Como se sabe, a sociedade civil latino-americana e italiana resistiram como possível aos novos regimes, justamente pela defesa dos Direitos Humanos como chave fundamental da legitimidade política nacional e internacional. Na Itália, a partir de 1969, houve os chamados "anos de chumbo", com vários atentados, como o assassinato do líder da DC, Aldo Moro, em 1978, pelas Brigadas Vermelhas, que rompeu o compromisso histórico entre Democratas-Cristãos (DC) e o Partido Socialista Italiano (PSI) e o resultado foram mais de 2000 mortes entre facções e militantes rivais, o que só acabou no fim da década de 1980, ou seja, praticamente 20 anos depois.
Ditadura somente pode ser atribuída ao Governo Mussolini (1925-1935), mesmo que nos primeiros anos, entre 1922 e 1924, tenha havido até entendimento com o Rei Vittorio Emmanuelle III. Mas, a partir de 1925 e até 1943, ano de sua queda, houve sim uma ditadura, que foi caracterizada por um governo não democrático, sem eleições livres e diretas, com supressão ou restrição dos direitos individuais, como abordamos na Edição 236 da Revista Insieme, em 11/2018.
No Brasil, entre 1964 e 1989, também não houve eleições livres e diretas, ficando evidente, após os períodos de maior repressão e a edição dos famosos Atos Institucionais, aos poucos, a chamada "abertura política" que, como o próprio nome sugere, sinalizou para a volta à democracia, 25 anos depois. Eleições diretas anteriores aconteceram em 1960, com Jânio Quadros eleito presidente, mas que renunciou 7 meses depois.
Com a promulgação da nova Constituição, em 1988, houve a volta das eleições diretas, com candidatos a presidente e vice-presidente concorrendo em uma única chapa, o que não ocorria antes, bem como a realização de um segundo turno entre os dois candidatos mais bem votados no primeiro, com Fernando Collor e Lula, com a vitória do primeiro, cujo mandato durou menos de 2 anos (15/03/1990 a 29/12/1992).

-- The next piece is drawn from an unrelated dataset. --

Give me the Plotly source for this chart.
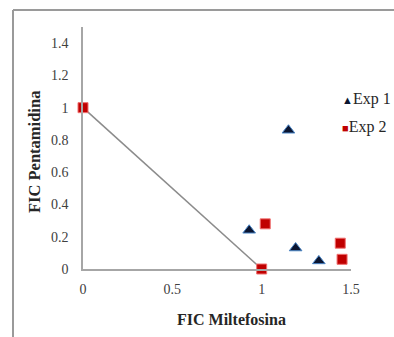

Claro que, no momento de governar, os líderes devem tomar decisões e posicionamentos, ficando evidente que, para o nosso governo atual, ditadores de ontem, da corrente militar, são tolerados e aplaudidos (Pinochet/Chile e Stroessner/Paraguai) porque teriam afastado o risco do Comunismo. E os contrários, daquelas que seriam "ditaduras modernas" que não são aliados, são combatidos (Maduro/Venezuela e Kim Jong-un/Coréia do Norte, para não citar Cuba). O que explica esta nova onda de "global nacionalismo" e retorno a posturas radicais antidemocráticas, que ganharam força nos países capitalistas neoliberais, onde as elites que elegem e apoiam estes movimentos e que até defendiam um globalismo politicamente correto, viram que, na prática, o abismo econômico entre os países e classes sociais se intensificou e o medo de perder status aflorou sem piedade. Isto se traduz na xenofobia, no nacionalismo integralista, no populismo, no fundamentalismo religioso, no racismo da supremacia branca.
É preciso destacar e analisar objetivamente os fatos, sem adjetivações históricas de que uns são bons, outros não. Outro desafio é de ordem ética quando, diante dos atos de violência, vindos do próprio Estado que diz defender a sociedade, com a tortura sistemática como forma de repressão nas ditaduras sul-americanas do passado, ou um projeto genocida explícito como no nazismo, não é possível nenhum relativismo moral, pois certas sociedades chegam ao fundo do poço e dão espaço para estas loucuras, na esperança de que elas não se repitam no futuro. Mas, o futuro pode ser tarde demais.